I have a sqlite3 file on a filesystem that belongs to a different user than is running the reading process. I want the reading process to be able to read the file in read-only mode, so I'm passing SQLITE_OPEN_READONLY. I would expect that to work. Surely the idea is that read-only mode works on files that we don't want to write to?
When I prepare my first statement I get
unable to open database file
Similarly if I run the
sqlite3 command line tool I get the same result unless I sudo. Which seems to confirm to me that the issue is writeability rather than anything else.
The answer to this question seems to suggest that if there are journal files around then read-only access isn't possible.
Why are there journal files? Because another process is writing the file, my user process is trying to open it in read-only. To do this I am using Write-Ahead Logging, which produces two journal files,
-wal. True enough, if I stop the writing process and remove the journal files, my user process can open it in read-only mode.
So I have two situations:
If the file belongs to the writing process and also the read-only process, write-ahead logging enables process A to write and process B to read-only
If the file belongs to the writing process but does not belong to the read-only process, the read-only process is blocked from opening read-only.

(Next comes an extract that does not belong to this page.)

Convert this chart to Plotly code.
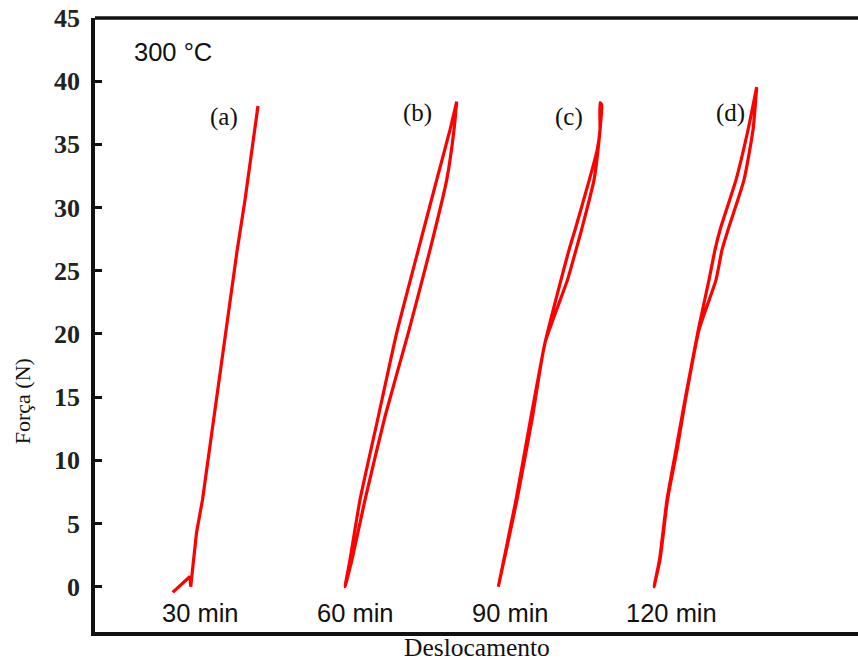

How do I achieve both of these? To spell it out, I want:
- Writing process owns database
- Read-only process does not own database
- Read-only process cannot write to database
- Write-ahead logging is enabled on database
Seems like a simple set of requirements, but I can't see an obvious solution.
*EDIT: * Going by this documentation, it looks like this isn't possible. Can you suggest any alternative ways to achieve the above?